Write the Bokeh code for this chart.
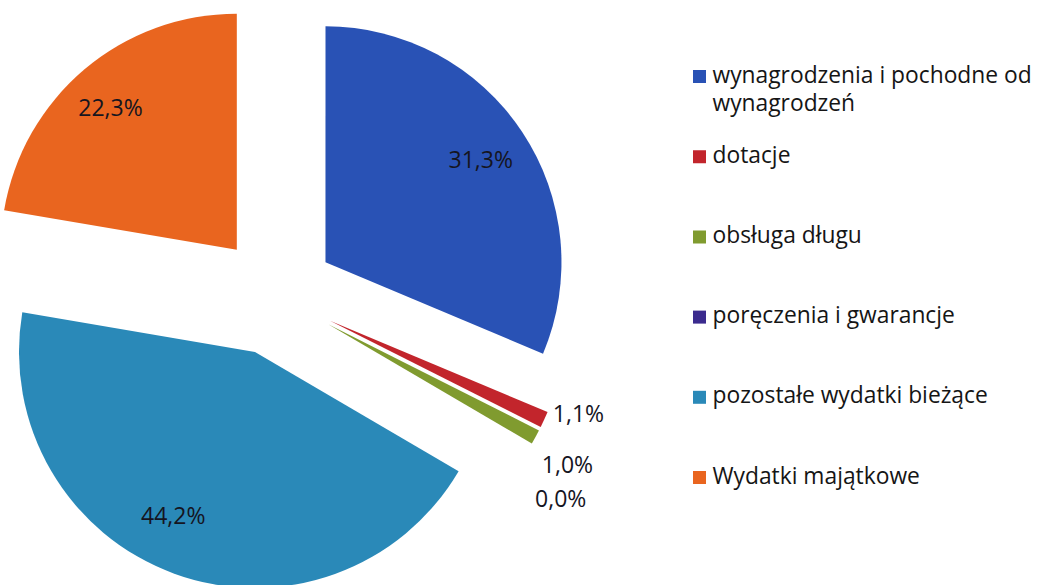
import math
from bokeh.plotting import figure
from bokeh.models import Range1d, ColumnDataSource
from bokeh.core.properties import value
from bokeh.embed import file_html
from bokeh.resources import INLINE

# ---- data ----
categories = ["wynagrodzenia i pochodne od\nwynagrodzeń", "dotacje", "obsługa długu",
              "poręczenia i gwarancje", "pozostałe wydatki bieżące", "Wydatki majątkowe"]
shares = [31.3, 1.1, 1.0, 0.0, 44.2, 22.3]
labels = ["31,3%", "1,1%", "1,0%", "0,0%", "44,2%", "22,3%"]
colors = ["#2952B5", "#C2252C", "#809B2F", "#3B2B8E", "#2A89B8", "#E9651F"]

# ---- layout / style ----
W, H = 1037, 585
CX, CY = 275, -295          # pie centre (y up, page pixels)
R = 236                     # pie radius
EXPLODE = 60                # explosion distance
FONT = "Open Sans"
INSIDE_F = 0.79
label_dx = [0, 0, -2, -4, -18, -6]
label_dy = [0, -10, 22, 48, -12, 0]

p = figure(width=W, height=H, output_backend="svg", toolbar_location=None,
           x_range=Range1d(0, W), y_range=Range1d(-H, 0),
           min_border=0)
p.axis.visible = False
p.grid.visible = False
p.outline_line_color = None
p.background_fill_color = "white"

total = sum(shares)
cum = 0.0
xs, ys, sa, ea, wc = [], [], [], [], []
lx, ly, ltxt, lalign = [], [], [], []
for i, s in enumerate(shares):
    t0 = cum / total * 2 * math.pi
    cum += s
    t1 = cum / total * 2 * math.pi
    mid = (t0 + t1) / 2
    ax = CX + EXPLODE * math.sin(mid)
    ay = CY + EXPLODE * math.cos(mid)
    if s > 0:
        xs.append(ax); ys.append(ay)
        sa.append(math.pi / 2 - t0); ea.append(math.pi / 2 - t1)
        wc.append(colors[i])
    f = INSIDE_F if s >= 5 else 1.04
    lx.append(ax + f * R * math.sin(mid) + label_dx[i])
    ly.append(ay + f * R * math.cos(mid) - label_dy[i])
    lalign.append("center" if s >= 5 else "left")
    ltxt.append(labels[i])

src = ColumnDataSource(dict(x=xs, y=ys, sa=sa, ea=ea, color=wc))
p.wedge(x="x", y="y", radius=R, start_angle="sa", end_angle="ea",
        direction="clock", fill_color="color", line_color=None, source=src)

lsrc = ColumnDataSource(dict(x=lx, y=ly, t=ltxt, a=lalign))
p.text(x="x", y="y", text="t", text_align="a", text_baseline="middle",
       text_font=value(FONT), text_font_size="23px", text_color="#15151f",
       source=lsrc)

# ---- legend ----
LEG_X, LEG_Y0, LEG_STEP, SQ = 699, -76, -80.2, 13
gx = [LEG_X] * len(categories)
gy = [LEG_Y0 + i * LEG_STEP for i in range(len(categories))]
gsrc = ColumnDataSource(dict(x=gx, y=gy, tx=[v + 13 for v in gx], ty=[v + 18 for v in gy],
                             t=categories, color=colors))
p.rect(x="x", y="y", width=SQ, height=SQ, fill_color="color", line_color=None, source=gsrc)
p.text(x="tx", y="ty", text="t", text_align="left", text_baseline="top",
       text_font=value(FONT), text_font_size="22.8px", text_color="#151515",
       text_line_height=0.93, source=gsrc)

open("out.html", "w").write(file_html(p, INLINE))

● **Written request**: Leave out all pictures, then copy the remaining material exactly.

● **Output for this task**:
Write the Bokeh code for this chart.
import math
from bokeh.plotting import figure
from bokeh.models import Range1d, ColumnDataSource
from bokeh.core.properties import value
from bokeh.embed import file_html
from bokeh.resources import INLINE

# ---- data ----
categories = ["wynagrodzenia i pochodne od\nwynagrodzeń", "dotacje", "obsługa długu",
              "poręczenia i gwarancje", "pozostałe wydatki bieżące", "Wydatki majątkowe"]
shares = [31.3, 1.1, 1.0, 0.0, 44.2, 22.3]
labels = ["31,3%", "1,1%", "1,0%", "0,0%", "44,2%", "22,3%"]
colors = ["#2952B5", "#C2252C", "#809B2F", "#3B2B8E", "#2A89B8", "#E9651F"]

# ---- layout / style ----
W, H = 1037, 585
CX, CY = 275, -295          # pie centre (y up, page pixels)
R = 236                     # pie radius
EXPLODE = 60                # explosion distance
FONT = "Open Sans"
INSIDE_F = 0.79
label_dx = [0, 0, -2, -4, -18, -6]
label_dy = [0, -10, 22, 48, -12, 0]

p = figure(width=W, height=H, output_backend="svg", toolbar_location=None,
           x_range=Range1d(0, W), y_range=Range1d(-H, 0),
           min_border=0)
p.axis.visible = False
p.grid.visible = False
p.outline_line_color = None
p.background_fill_color = "white"

total = sum(shares)
cum = 0.0
xs, ys, sa, ea, wc = [], [], [], [], []
lx, ly, ltxt, lalign = [], [], [], []
for i, s in enumerate(shares):
    t0 = cum / total * 2 * math.pi
    cum += s
    t1 = cum / total * 2 * math.pi
    mid = (t0 + t1) / 2
    ax = CX + EXPLODE * math.sin(mid)
    ay = CY + EXPLODE * math.cos(mid)
    if s > 0:
        xs.append(ax); ys.append(ay)
        sa.append(math.pi / 2 - t0); ea.append(math.pi / 2 - t1)
        wc.append(colors[i])
    f = INSIDE_F if s >= 5 else 1.04
    lx.append(ax + f * R * math.sin(mid) + label_dx[i])
    ly.append(ay + f * R * math.cos(mid) - label_dy[i])
    lalign.append("center" if s >= 5 else "left")
    ltxt.append(labels[i])

src = ColumnDataSource(dict(x=xs, y=ys, sa=sa, ea=ea, color=wc))
p.wedge(x="x", y="y", radius=R, start_angle="sa", end_angle="ea",
        direction="clock", fill_color="color", line_color=None, source=src)

lsrc = ColumnDataSource(dict(x=lx, y=ly, t=ltxt, a=lalign))
p.text(x="x", y="y", text="t", text_align="a", text_baseline="middle",
       text_font=value(FONT), text_font_size="23px", text_color="#15151f",
       source=lsrc)

# ---- legend ----
LEG_X, LEG_Y0, LEG_STEP, SQ = 699, -76, -80.2, 13
gx = [LEG_X] * len(categories)
gy = [LEG_Y0 + i * LEG_STEP for i in range(len(categories))]
gsrc = ColumnDataSource(dict(x=gx, y=gy, tx=[v + 13 for v in gx], ty=[v + 18 for v in gy],
                             t=categories, color=colors))
p.rect(x="x", y="y", width=SQ, height=SQ, fill_color="color", line_color=None, source=gsrc)
p.text(x="tx", y="ty", text="t", text_align="left", text_baseline="top",
       text_font=value(FONT), text_font_size="22.8px", text_color="#151515",
       text_line_height=0.93, source=gsrc)

open("out.html", "w").write(file_html(p, INLINE))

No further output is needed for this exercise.